'Glenn Beck': Setting the Record Straight on Senator Byrd

This is a rush transcript from "Glenn Beck," June 29, 2010. This copy may not be in its final form and may be updated.

GLENN BECK, HOST: The longest serving senator in U.S. history died yesterday at the age of 92. Well, I have to make mention of this to set the record straight. President Obama is remembering Democrat Robert Byrd as a voice of principle and reason.

Wow. He is being remembered now as a guy who just served in the Senate. I'd like to point out that he also served in the KKK. The senator did apologize numerous times over the years for his Klan connections and for countless — countless racist comments.

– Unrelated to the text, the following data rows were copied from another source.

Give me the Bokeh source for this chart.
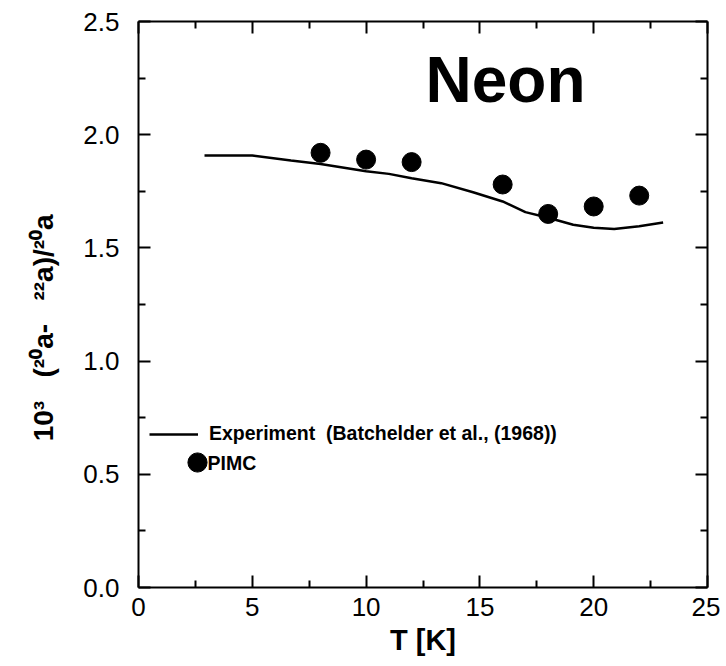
from bokeh.plotting import figure
from bokeh.models import LinearAxis, FixedTicker, Label, Legend, LegendItem, Range1d, NumeralTickFormatter
from bokeh.embed import file_html
from bokeh.resources import INLINE

# ---- data ----
exp_T = [2.9, 5.0, 6.7, 8.0, 10.0, 11.0, 12.0, 13.3, 14.7, 16.0, 17.0, 18.0, 19.1, 20.0, 20.9, 22.0, 23.05]
exp_val = [1.908, 1.908, 1.886, 1.871, 1.839, 1.827, 1.808, 1.786, 1.746, 1.705, 1.658, 1.633, 1.602,
           1.589, 1.583, 1.596, 1.612]
pimc_T = [8, 10, 12, 16, 18, 20, 22]
pimc_val = [1.920, 1.890, 1.879, 1.780, 1.650, 1.683, 1.731]

x_major = [0, 5, 10, 15, 20, 25]
x_minor = [2.5, 7.5, 12.5, 17.5, 22.5]
y_major = [0.0, 0.5, 1.0, 1.5, 2.0, 2.5]
y_minor = [0.25, 0.75, 1.25, 1.75, 2.25]

NB = "\u00a0"
title_text = "Neon"
x_label = "T [K]"
y_label = "10\u00b3" + NB * 3 + "(\u00b2\u2070a-" + NB * 3 + "\u00b2\u00b2a)/\u00b2\u2070a" + NB * 6
exp_label = "Experiment  (Batchelder et al., (1968))"
pimc_label = "PIMC"

FONT = "Liberation Sans"

p = figure(width=720, height=660, output_backend="svg", toolbar_location=None,
           x_range=Range1d(0, 25), y_range=Range1d(0, 2.5),
           min_border_left=138, min_border_right=13, min_border_top=21, min_border_bottom=73,
           x_axis_location=None, y_axis_location=None)
p.xgrid.visible = False
p.ygrid.visible = False
p.outline_line_color = None
p.background_fill_color = "white"
p.border_fill_color = "white"

def style_axis(ax, ticks, minor, show_labels):
    ax.ticker = FixedTicker(ticks=ticks, minor_ticks=minor)
    ax.axis_line_width = 2
    ax.axis_line_color = "black"
    ax.major_tick_line_width = 2
    ax.major_tick_line_color = "black"
    ax.minor_tick_line_width = 2
    ax.minor_tick_line_color = "black"
    ax.major_tick_in = 12
    ax.major_tick_out = 0
    ax.minor_tick_in = 7
    ax.minor_tick_out = 0
    if show_labels:
        ax.major_label_text_font = FONT
        ax.major_label_text_font_size = "26px"
        ax.major_label_text_color = "black"
    else:
        ax.major_label_overrides = {t: "" for t in ticks}
        ax.major_label_text_font_size = "0px"
        ax.major_label_standoff = 0

xb = LinearAxis()
style_axis(xb, x_major, x_minor, True)
xb.major_label_standoff = 10
xb.axis_label = x_label
xb.axis_label_text_font = FONT
xb.axis_label_text_font_style = "bold"
xb.axis_label_text_font_size = "29px"
xb.axis_label_text_color = "black"
xb.axis_label_standoff = 5
p.add_layout(xb, "below")

yl = LinearAxis(formatter=NumeralTickFormatter(format="0.0"))
style_axis(yl, y_major, y_minor, True)
yl.major_label_standoff = 19
yl.axis_label = y_label
yl.axis_label_text_font = FONT
yl.axis_label_text_font_style = "bold"
yl.axis_label_text_font_size = "28px"
yl.axis_label_text_color = "black"
yl.axis_label_standoff = 21
p.add_layout(yl, "left")

xt = LinearAxis()
style_axis(xt, x_major, x_minor, False)
p.add_layout(xt, "above")

yr = LinearAxis()
style_axis(yr, y_major, y_minor, False)
p.add_layout(yr, "right")

r_line = p.line(exp_T, exp_val, line_width=2.5, line_color="black")
r_pts = p.scatter(pimc_T, pimc_val, size=19, fill_color="black", line_color="black")

def make_legend(item, loc, gw, gh, standoff):
    return Legend(items=[item], location=loc, glyph_width=gw, glyph_height=gh, label_height=gh,
                  label_standoff=standoff, padding=0, margin=0, spacing=0,
                  border_line_color=None, background_fill_alpha=0,
                  label_text_font=FONT, label_text_font_style="bold", label_text_font_size="19.5px",
                  label_text_color="black")

p.add_layout(make_legend(LegendItem(label=exp_label, renderers=[r_line]), (11, 142), 49, 22, 11))
p.add_layout(make_legend(LegendItem(label=" ", renderers=[r_pts]), (35, 101), 48, 48, 0))

p.add_layout(Label(x=69, y=125, x_units="screen", y_units="screen", text=pimc_label,
                   text_font=FONT, text_font_style="bold", text_font_size="19.5px",
                   text_align="left", text_baseline="middle", text_color="black"))

p.add_layout(Label(x=367, y=508, x_units="screen", y_units="screen", text=title_text,
                   text_font=FONT, text_font_style="bold", text_font_size="64px",
                   text_align="center", text_baseline="middle", text_color="black"))

open("out.html", "w").write(file_html(p, INLINE))
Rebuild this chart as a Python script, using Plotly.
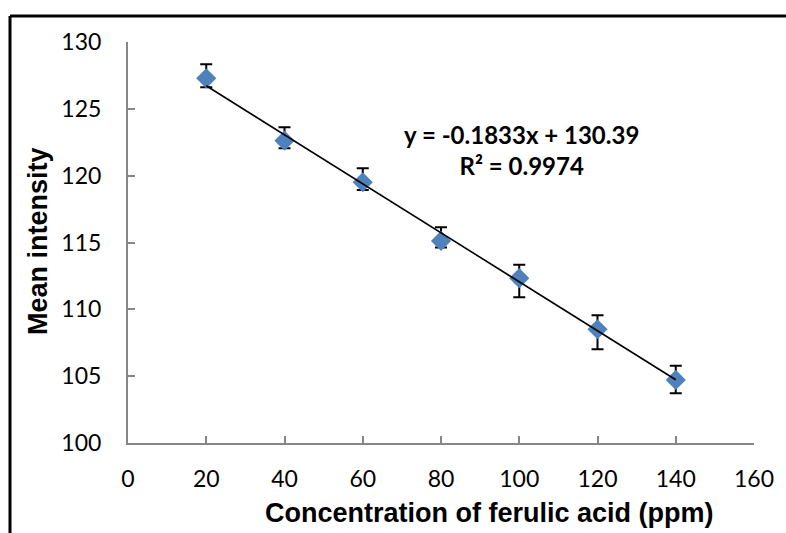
import plotly.graph_objects as go

# Data
concentration = [20, 40, 60, 80, 100, 120, 140]
mean_intensity = [127.28, 122.62, 119.51, 115.12, 112.33, 108.51, 104.72]
err_plus = [1.05, 1.00, 1.04, 1.02, 1.00, 1.05, 1.05]
err_minus = [0.67, 0.57, 0.58, 0.50, 1.43, 1.49, 0.99]

slope = -0.1833
intercept = 130.39
r_squared = 0.9974

x_ticks = [0, 20, 40, 60, 80, 100, 120, 140, 160]
y_ticks = [100, 105, 110, 115, 120, 125, 130]

x_title = "Concentration of ferulic acid (ppm)"
y_title = "Mean intensity"

trend_x = [concentration[0], concentration[-1]]
trend_y = [slope * v + intercept for v in trend_x]

fig = go.Figure()
fig.add_trace(go.Scatter(
    x=concentration, y=mean_intensity, mode="markers",
    marker=dict(symbol="diamond", size=15.5, color="#4F81BD", line=dict(width=0)),
    error_y=dict(type="data", symmetric=False, array=err_plus, arrayminus=err_minus,
                 color="black", thickness=2, width=6),
    showlegend=False, cliponaxis=False,
))
fig.add_trace(go.Scatter(
    x=trend_x, y=trend_y, mode="lines",
    line=dict(color="black", width=1.6), showlegend=False,
))

eq_text = f"y = {slope}x + {intercept}<br>R² = {r_squared}"
fig.add_annotation(
    x=100.7, y=121.95, xref="x", yref="y", text=eq_text, showarrow=False,
    font=dict(family="Lato", size=24, color="black", weight="bold"), align="center",
)

L, R, T, B = 128, 32, 42, 90
W, H = 786, 533
pw, ph = W - L - R, H - T - B

def px_x(p):
    return (p - L) / pw

def px_y(p):
    return (H - B - p) / ph

title_font = dict(family="Liberation Sans", size=27, color="black", weight="bold")
fig.add_annotation(x=px_x(489), y=px_y(513), xref="paper", yref="paper",
                   text=x_title, showarrow=False, font=title_font,
                   xanchor="center", yanchor="middle")
fig.add_annotation(x=px_x(38), y=px_y(241), xref="paper", yref="paper",
                   text=y_title, showarrow=False, font=title_font, textangle=-90,
                   xanchor="center", yanchor="middle")

frame = dict(color="black", width=3)
fig.add_shape(type="line", xref="paper", yref="paper",
              x0=px_x(10), x1=px_x(790), y0=px_y(16), y1=px_y(16), line=frame)
fig.add_shape(type="line", xref="paper", yref="paper",
              x0=px_x(10), x1=px_x(10), y0=px_y(16), y1=px_y(540), line=frame)

axis_color = "#868686"
fig.update_xaxes(
    range=[0, 160], tickvals=x_ticks, ticktext=[str(v) for v in x_ticks],
    showgrid=False, zeroline=False, showline=True, linecolor=axis_color, linewidth=2,
    ticks="inside", ticklen=7, tickwidth=2, tickcolor=axis_color,
    tickfont=dict(family="Lato", size=23, color="black"), ticklabelstandoff=14,
)
fig.update_yaxes(
    range=[100, 130], tickvals=y_ticks, ticktext=[str(v) for v in y_ticks],
    showgrid=False, zeroline=False, showline=True, linecolor=axis_color, linewidth=2,
    ticks="inside", ticklen=7, tickwidth=2, tickcolor=axis_color,
    tickfont=dict(family="Lato", size=23, color="black"), ticklabelstandoff=20,
)
fig.update_layout(
    width=W, height=H, margin=dict(l=L, r=R, t=T, b=B),
    paper_bgcolor="white", plot_bgcolor="white",
)
fig.write_html("out.html")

And maybe — you know, look, I'm not here to judge. Forgive him. Fine. But let's not whitewash somebody's history. It's important to learn from the past. And yesterday when he died, everyone was running pieces in the mainstream media.

If I saw him playing the fiddle one more time, I was going to explode. Could we spend maybe a hair more time less with the fiddle and more with — oh, I don't know — what he did in the 50s and '60s? Klan days. Watch.


UNIDENTIFIED FEMALE: Byrd was a powerhouse and an old-fashioned crowd pleaser on the stump putting out his fiddle.

BECK: That is what was on TV. The headlines and the obituaries. All the big papers were making little mention of Byrd's once deep hatred for African-Americans. Also barely mentioned — the time served in the Ku Klux Klan.

Sen. Byrd, wasn't just a member of the KKK. He was a Klan leader holding titles of "Kleagle" and "Exalted Cyclops." The senator claimed to have left the organization in 1943, but later wrote a letter to the group's grand wizard, saying, quote, "The Klan is needed today more as never before, and I am anxious to see its rebirth here in West Virginia," end quote.

As recently as 2005, in his memoir, Byrd describes the KKK as a fraternal assembly of, quote, "upstanding people," end quote. He was the only senator to vote against both African-American Supreme Court nominees Thurgood Marshall and Clarence Thomas.

He personally filibustered the landmark Civil Rights Act of 1964. He opposed President Truman's initiative to integrate the Armed Forces. And he said he would never fight, quote, "with a negro by my side. Rather, I should die 1,000 times than to see this beloved land become degraded by race mongrels," end quote.

He once called Martin Luther King a, quote, "self-seeking rabble- rouser" and even told the FBI he could give a speech condemning King on the floor of the Senate, saying it was time that the civil rights leader, quote, "met his waterloo."

He also once said the writers of the Declaration of Independence did not intend for words "all men created equal" to be taken literally.

FMR. SEN. ROBERT C. BYRD (D-WV): My name is Robert C. Byrd. This is my Constitution.


BECK: Again, Robert Byrd did quit the KKK. He apologized for his past many times. And that is fine. I just think we need to remember people's past.

Right now, I'm under the gun because people are now saying on the left that I am distorting African-American history — by what? Pointing out heroes and pointing out people who filibustered the civil rights movement? Said that about Martin Luther King?

I'm the bad guy and he is not really remembered for how he really was in those days. Let this complete the record of Sen. Byrd.